#### Data block

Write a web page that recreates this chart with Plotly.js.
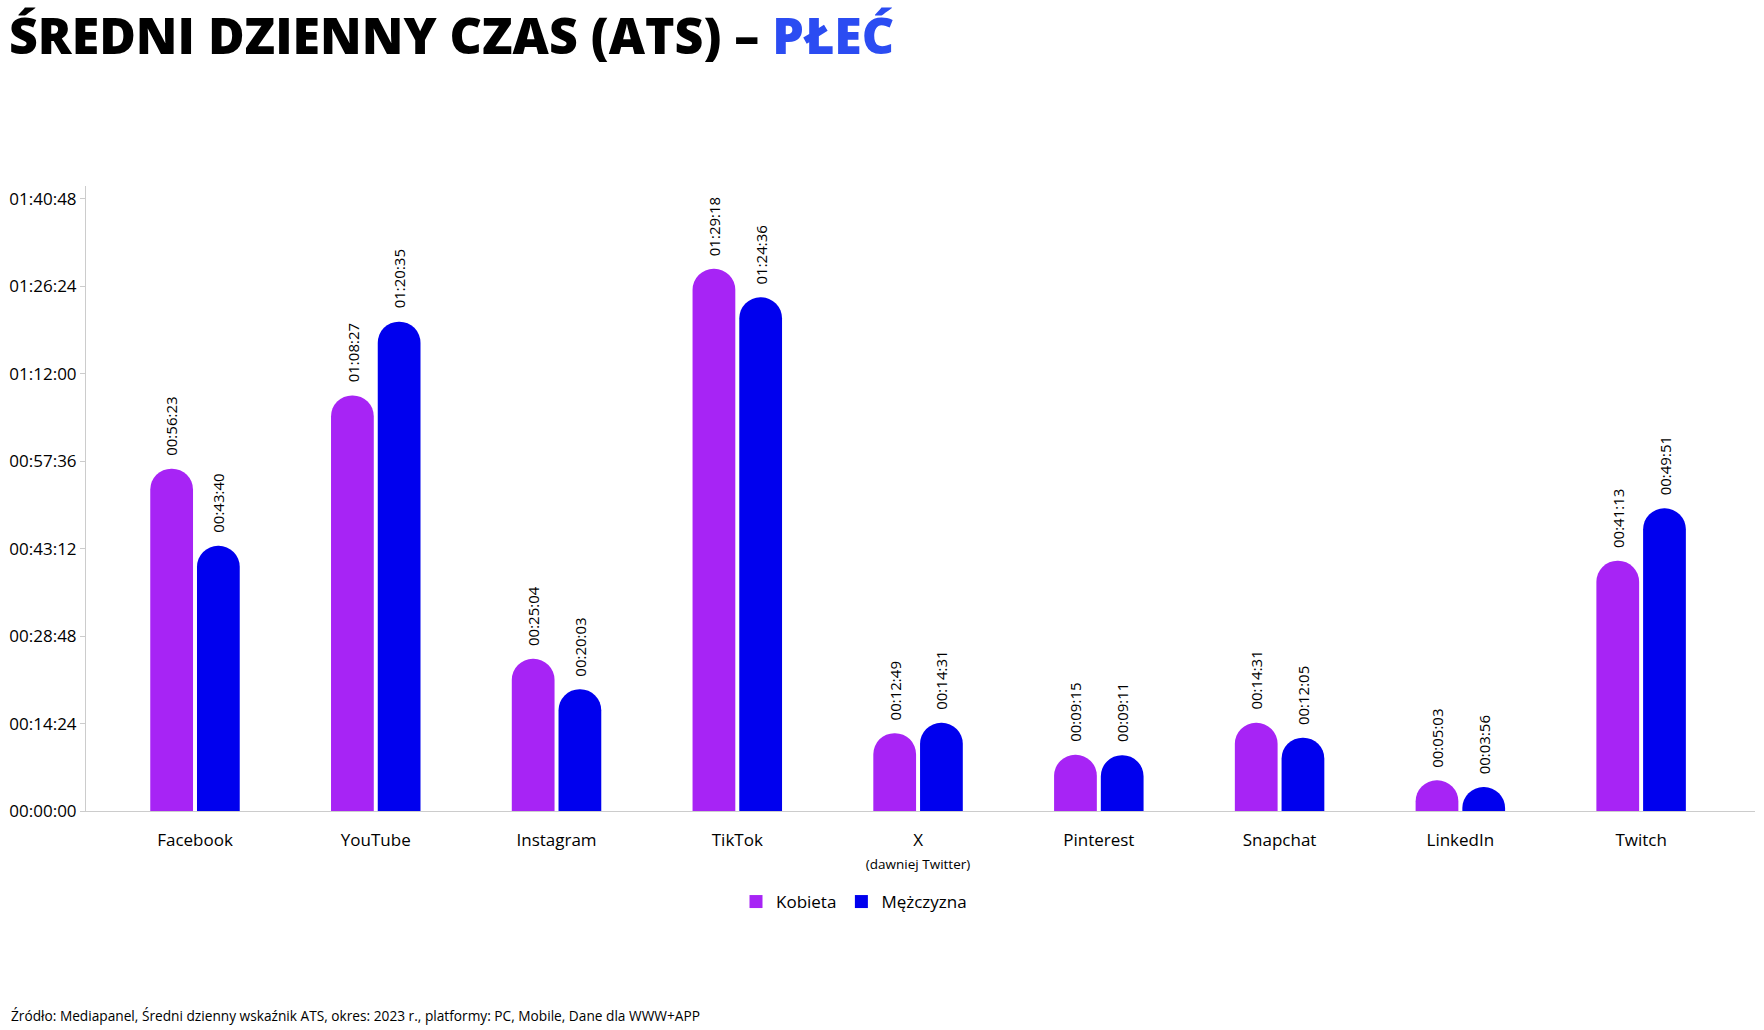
<!DOCTYPE html>
<html>
<head>
<meta charset="utf-8">
<script src="https://cdn.plot.ly/plotly-3.0.1.min.js"></script>
<style>
  html, body { margin: 0; padding: 0; background: #fff; }
  #chart { width: 1764px; height: 1030px; }
</style>
</head>
<body>
<div id="chart"></div>
<script>
// ---- data ----
const categories = ['Facebook', 'YouTube', 'Instagram', 'TikTok', 'X', 'Pinterest', 'Snapchat', 'LinkedIn', 'Twitch'];
const categoryLabels = ['Facebook', 'YouTube', 'Instagram', 'TikTok',
  'X<br><span style="font-size:13.5px">(dawniej Twitter)</span>',
  'Pinterest', 'Snapchat', 'LinkedIn', 'Twitch'];
const kobietaTimes = ['00:56:23', '01:08:27', '00:25:04', '01:29:18', '00:12:49', '00:09:15', '00:14:31', '00:05:03', '00:41:13'];
const mezczyznaTimes = ['00:43:40', '01:20:35', '00:20:03', '01:24:36', '00:14:31', '00:09:11', '00:12:05', '00:03:56', '00:49:51'];
const yTickLabels = ['00:00:00', '00:14:24', '00:28:48', '00:43:12', '00:57:36', '01:12:00', '01:26:24', '01:40:48'];
const seriesNames = ['Kobieta', 'Mężczyzna'];
const seriesColors = ['#A724F5', '#0000EE'];

// ---- helpers ----
function toSeconds(t) {
  const p = t.split(':').map(Number);
  return p[0] * 3600 + p[1] * 60 + p[2];
}
const kobietaSec = kobietaTimes.map(toSeconds);
const mezczyznaSec = mezczyznaTimes.map(toSeconds);
const yTickVals = yTickLabels.map(toSeconds);

const FONT = 'Open Sans, Noto Sans, Arial, sans-serif';
const bargap = 0.483;

const traces = [
  {
    type: 'bar', name: seriesNames[0], x: categories, y: kobietaSec,
    marker: { color: seriesColors[0], cornerradius: '50%' },
    hoverinfo: 'skip', showlegend: false
  },
  {
    type: 'bar', name: seriesNames[1], x: categories, y: mezczyznaSec,
    marker: { color: seriesColors[1], cornerradius: '50%' },
    hoverinfo: 'skip', showlegend: false
  },
  // legend entries with square symbols
  {
    type: 'scatter', mode: 'markers', name: seriesNames[0], x: [null], y: [null],
    marker: { color: seriesColors[0], symbol: 'square', size: 13 }, showlegend: true
  },
  {
    type: 'scatter', mode: 'markers', name: seriesNames[1], x: [null], y: [null],
    marker: { color: seriesColors[1], symbol: 'square', size: 13 }, showlegend: true
  }
];

const off = (1 - bargap) / 4;
const annotations = [];
[kobietaSec, mezczyznaSec].forEach((vals, s) => {
  const labels = s === 0 ? kobietaTimes : mezczyznaTimes;
  vals.forEach((v, i) => {
    annotations.push({
      xref: 'x', yref: 'y',
      x: i + (s === 0 ? -off : off), y: v,
      text: labels[i], textangle: -90,
      showarrow: false, xanchor: 'center', yanchor: 'bottom', yshift: 11,
      font: { family: FONT, size: 15, color: '#000' }
    });
  });
});

// footer (paper coords: plot area spans y 186..811 px, x 86..1755 px)
annotations.push({
  xref: 'paper', yref: 'paper', x: (9 - 86) / 1669, y: (811 - 1015) / 625,
  xanchor: 'left', yanchor: 'middle', showarrow: false,
  text: 'Źródło: Mediapanel, Średni dzienny wskaźnik ATS, okres: 2023 r., platformy: PC, Mobile, Dane dla WWW+APP',
  font: { family: FONT, size: 13.7, color: '#000' }
});

const layout = {
  width: 1764, height: 1030,
  paper_bgcolor: '#fff', plot_bgcolor: '#fff',
  margin: { l: 86, r: 9, t: 186, b: 219 },
  title: {
    text: 'ŚREDNI DZIENNY CZAS (ATS) – <span style="color:#2B4CF2">PŁEĆ</span>',
    xref: 'container', yref: 'container', x: 9 / 1764, xanchor: 'left',
    y: 1 - 19 / 1030, yanchor: 'top',
    font: { family: 'Open Sans, sans-serif', size: 50, color: '#000', weight: 800 }
  },
  barmode: 'group', bargap: bargap, bargroupgap: 0.085,
  showlegend: true,
  legend: {
    orientation: 'h', xref: 'paper', yref: 'paper',
    x: (736 - 86) / 1669, y: (811 - 902) / 625, xanchor: 'left', yanchor: 'middle',
    font: { family: FONT, size: 17, color: '#000' }, traceorder: 'normal',
    itemwidth: 30
  },
  xaxis: {
    type: 'category', tickvals: categories, ticktext: categoryLabels,
    range: [-0.603, 8.63], showline: true, linecolor: '#cccccc', linewidth: 1,
    ticks: '', ticklabelstandoff: 14, showgrid: false, zeroline: false, fixedrange: true,
    tickfont: { family: FONT, size: 17, color: '#000' }
  },
  yaxis: {
    range: [0, 6176], tickvals: yTickVals, ticktext: yTickLabels,
    showline: true, linecolor: '#cccccc', linewidth: 1,
    ticks: 'outside', ticklen: 5, tickcolor: '#cccccc',
    showgrid: false, zeroline: false, fixedrange: true,
    tickfont: { family: FONT, size: 17, color: '#000' }
  },
  annotations: annotations
};

Plotly.newPlot('chart', traces, layout, { displayModeBar: false, staticPlot: true });
</script>
</body>
</html>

########

### Exercise description
Please quote the lines of the material, beginning with the first and ending with the one that contains "const seriesColors = ['#A724F5', '#0000EE'];", exactly as written and without any pictures.

### Answer to the task
Write a web page that recreates this chart with Plotly.js.
<!DOCTYPE html>
<html>
<head>
<meta charset="utf-8">
<script src="https://cdn.plot.ly/plotly-3.0.1.min.js"></script>
<style>
  html, body { margin: 0; padding: 0; background: #fff; }
  #chart { width: 1764px; height: 1030px; }
</style>
</head>
<body>
<div id="chart"></div>
<script>
// ---- data ----
const categories = ['Facebook', 'YouTube', 'Instagram', 'TikTok', 'X', 'Pinterest', 'Snapchat', 'LinkedIn', 'Twitch'];
const categoryLabels = ['Facebook', 'YouTube', 'Instagram', 'TikTok',
  'X<br><span style="font-size:13.5px">(dawniej Twitter)</span>',
  'Pinterest', 'Snapchat', 'LinkedIn', 'Twitch'];
const kobietaTimes = ['00:56:23', '01:08:27', '00:25:04', '01:29:18', '00:12:49', '00:09:15', '00:14:31', '00:05:03', '00:41:13'];
const mezczyznaTimes = ['00:43:40', '01:20:35', '00:20:03', '01:24:36', '00:14:31', '00:09:11', '00:12:05', '00:03:56', '00:49:51'];
const yTickLabels = ['00:00:00', '00:14:24', '00:28:48', '00:43:12', '00:57:36', '01:12:00', '01:26:24', '01:40:48'];
const seriesNames = ['Kobieta', 'Mężczyzna'];
const seriesColors = ['#A724F5', '#0000EE'];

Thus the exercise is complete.